Pictured above on the left is a portrait Helen made of her husband, Albert Lineberry Sr. believed to be made with ink and gouache on paper. On the right is a photograph taken of Helen as new mother in Asheville, NC.
By the 1950s, another vector of critical debate is signaled in portraiture: namely, Helen’s simultaneous work as mother, wife, and artist, which necessarily includes overseeing household operations and the work of child-rearing. Second wave feminist artists, performers, filmmakers, and scholars of the 1960s and 70s would challenge or possibly model ways out of gendered domestic labor. As a potential precursor cultivated in the 1940s, 50s, and 60s Helen’s studio practice sets part of the second wave feminist stage through a slightly anticipatory – though not necessarily “liberatory” – model: can art itself become a viable part of life informed by gendered domestic labor? The “pedestrian” quality of some of Helen’s work requires close revisitation.
Lucy R. Lippard asserts in her 1978 “Something from Nothing (Toward a Definition of Women’s ‘Hobby Art’)”:
“Now that the homebound woman has a little more leisure, thanks to so-called labour-saving devices, her pastimes are more likely to be cultural in character.” Lippard does not shy away from the class dynamics which underwrite her statement. Squaring Helen into this camp, Lippard states that middle- and upper-class women — needless to say white women — have a demographic track record in their support and need (Lippard’s word) of aesthetic experiences “in the broadest sense more than men – perhaps because the vital business of running the world, for which educated women have, to some extent, been prepared, has been denied them; and because they have the time and background to think – but not the means to act.” As Helen was married to prominent civic and business leader, Albert Lineberry Sr., Lippard’s hypothesis might bear some truth. I would argue Helen used art to fortify herself within her given circumstances. To say nothing of Lippard’s opinion on working-class women, I believe her assessment to be true of Helen’s work as a member of “the comfortable classes.” However, it’s imperative to note this comfort did not live in a vacuum and that the time and space to perform creative work requires an acknowledgment here of the oft-invisibilized labor of Black women employed for help in the domestic spheres of Helen’s life and home, particularly in the segregated Jim Crow South.
Nonetheless, the notion of work for privileged white women such as Helen retained the feminized shape of patriarchy.
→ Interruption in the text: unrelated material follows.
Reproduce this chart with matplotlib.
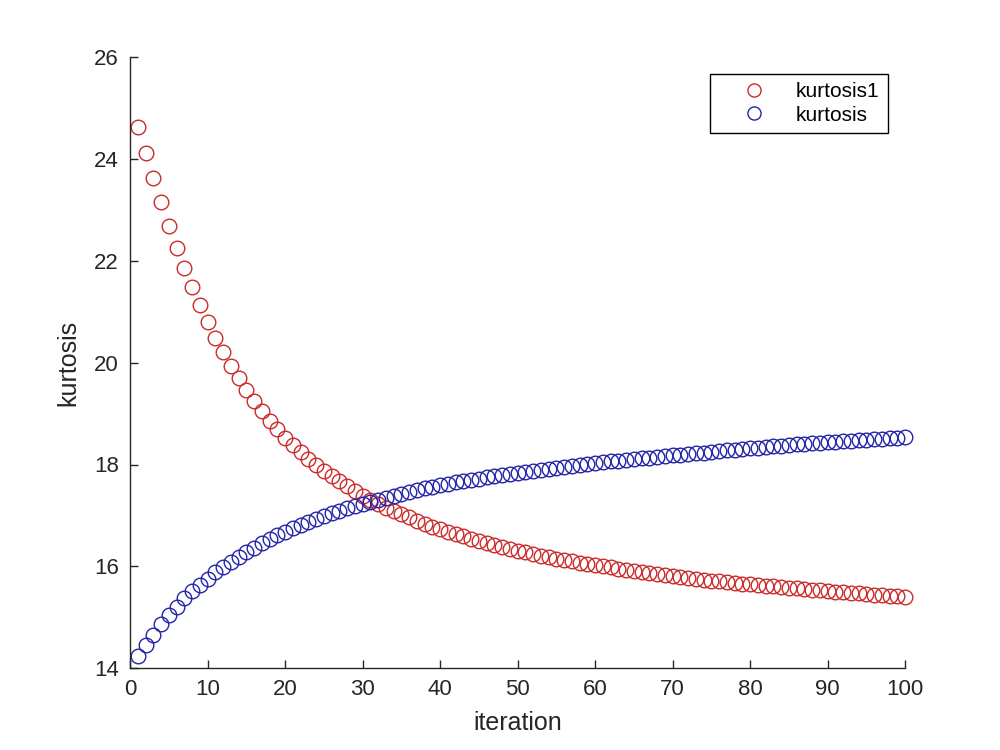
import matplotlib
matplotlib.use("Agg")
import matplotlib.pyplot as plt

# ── Data ──────────────────────────────────────────────────────────────────────

iterations = list(range(1, 101))

kurtosis1 = [
    24.63, 24.12, 23.62, 23.15, 22.69, 22.26, 21.86, 21.48, 21.13, 20.80,
    20.49, 20.21, 19.94, 19.69, 19.46, 19.25, 19.05, 18.86, 18.69, 18.53,
    18.38, 18.24, 18.11, 17.99, 17.88, 17.77, 17.67, 17.57, 17.48, 17.39,
    17.31, 17.23, 17.15, 17.08, 17.02, 16.96, 16.90, 16.84, 16.78, 16.73,
    16.68, 16.63, 16.59, 16.54, 16.50, 16.46, 16.42, 16.38, 16.35, 16.31,
    16.28, 16.25, 16.21, 16.18, 16.15, 16.12, 16.10, 16.07, 16.05, 16.02,
    16.00, 15.98, 15.95, 15.93, 15.91, 15.89, 15.87, 15.85, 15.83, 15.81,
    15.79, 15.77, 15.76, 15.74, 15.72, 15.71, 15.69, 15.68, 15.66, 15.65,
    15.63, 15.62, 15.61, 15.59, 15.58, 15.57, 15.55, 15.54, 15.53, 15.51,
    15.50, 15.49, 15.48, 15.47, 15.46, 15.44, 15.43, 15.42, 15.41, 15.40,
]

kurtosis = [
    14.24, 14.45, 14.66, 14.86, 15.04, 15.21, 15.37, 15.51, 15.64, 15.76,
    15.88, 15.99, 16.09, 16.19, 16.28, 16.37, 16.45, 16.53, 16.61, 16.68,
    16.75, 16.81, 16.87, 16.93, 16.99, 17.04, 17.09, 17.14, 17.19, 17.23,
    17.27, 17.31, 17.35, 17.39, 17.43, 17.46, 17.50, 17.53, 17.56, 17.59,
    17.62, 17.65, 17.67, 17.70, 17.72, 17.75, 17.77, 17.79, 17.81, 17.83,
    17.85, 17.87, 17.89, 17.91, 17.93, 17.95, 17.97, 17.99, 18.01, 18.02,
    18.04, 18.06, 18.07, 18.09, 18.10, 18.12, 18.13, 18.15, 18.16, 18.18,
    18.19, 18.21, 18.22, 18.23, 18.25, 18.26, 18.28, 18.29, 18.31, 18.32,
    18.33, 18.35, 18.36, 18.37, 18.39, 18.40, 18.41, 18.42, 18.43, 18.44,
    18.45, 18.46, 18.47, 18.48, 18.49, 18.50, 18.51, 18.52, 18.53, 18.54,
]

x_ticks = [0, 10, 20, 30, 40, 50, 60, 70, 80, 90, 100]
y_ticks = [14, 16, 18, 20, 22, 24, 26]

# ── Figure ────────────────────────────────────────────────────────────────────

plt.rcParams["font.family"] = ["Liberation Sans", "DejaVu Sans"]
axis_grey = "#262626"

fig = plt.figure(figsize=(10, 7.5), dpi=100)
ax = fig.add_axes([0.13, 0.109, 0.775, 0.815])

ax.plot(iterations, kurtosis1, "o", mfc="none", mec="#cc2a2a", ms=10.5, mew=1.0,
        label="kurtosis1", clip_on=False)
ax.plot(iterations, kurtosis, "o", mfc="none", mec="#2424a8", ms=10.5, mew=1.0,
        label="kurtosis", clip_on=False)

ax.set_xlim(0, 100)
ax.set_ylim(14, 26)
ax.set_xticks(x_ticks)
ax.set_yticks(y_ticks)

for side in ("top", "right"):
    ax.spines[side].set_visible(False)
for side in ("left", "bottom"):
    ax.spines[side].set_color(axis_grey)
    ax.spines[side].set_linewidth(1.0)

ax.tick_params(direction="in", length=6, width=1.0, colors=axis_grey,
               labelsize=16, pad=8)

ax.set_xlabel("iteration", fontsize=18, color=axis_grey, labelpad=8)
ax.set_ylabel("kurtosis", fontsize=18, color=axis_grey, labelpad=10)

leg = ax.legend(loc="upper right", bbox_to_anchor=(0.978, 0.972),
                fontsize=15, fancybox=False, framealpha=1,
                edgecolor="black", borderpad=0.4, handletextpad=0.3,
                handlelength=3.45, labelspacing=0.2, borderaxespad=0,
                markerscale=0.9)
leg.get_frame().set_linewidth(1.0)

fig.savefig("out.png", dpi=100)
plt.close()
As evidence of this strata of labor, the roles of mother and wife seemed to deeply influence the subjects Helen engaged in her art practice. Many of the questions feminist artists would ask about the space between art and life such as Mierle Laderman Ukeles, are present to a degree in Helen’s work reflected not only in her portraits, but as well as scenes of domestic interior still lives. The literal structure of these interiors often incorporate architectural details. The images above, though, are portraits Helen made of each of her five children, made in both Asheville and later Greensboro. One is an incomplete painting and is the only known work thought to be of her oldest son, Albert Lineberry Jr; however, this is not to suggest that another more complete work was never made. The ongoing dialogue with family about documentation, much less cataloguing, Helen’s work remains in flux. Another image featuring a portrait of Helen’s second-youngest, Tommy, was taken and edited from a recent eBay auction from which it was later removed.

Pictured above is a photo from Asheville Citizen-Times, depicting Helen Lineberry with a commissioned portrait she painted of the late W.E. Sweatt, former superintendent of the now-shuttered Alexander School in Union Mills, NC. Sweat was killed in a school shooting in 1951. You can read about the school’s history and some information about Sweatt here. A curious legal case around liability and compensation for Sweatt’s death can be found in Sweatt vs. Board of Education. Whereabouts of Helen’s portrait of Sweatt are currently unknown, as this is the only documentation available. Portraiture in Helen’s oeuvre indicated an arguably unprecedented shift in intimacy with her subjects.
Helen appeared to gain an interest in portraiture as way to stake out her position within her own community. Above is an image from Asheville Citizen-Times March 25, 1954 (left) for a portrait exhibit at Little Art Gallery, 10 Wall St. in downtown Asheville, NC. The gallery is no longer there and is now Purls’ Yarn Emporium. Featured on the right of the image is Helen Lineberry posing with her portrait of Mrs. Schmidt. Next to the image is the portrait itself. According to the family, Mrs. Schmidt immigrated from Russia and lived close by, sitting regularly for this portrait – the exact intentions or motives by Helen, however, remain subject to speculation. Regarding Helen’s exhibition of her work, local and family lore has it that when living in Greensboro, Helen brought work to the Weatherspoon Art Gallery – now Weatherspoon Museum – for a show. Upon arriving with the work, it is said the exhibition’s jury didn’t believe the work could have been made by Helen due to its perceived high quality. Helen took the piece back and refused to show it saying that that was all the recognition she needed.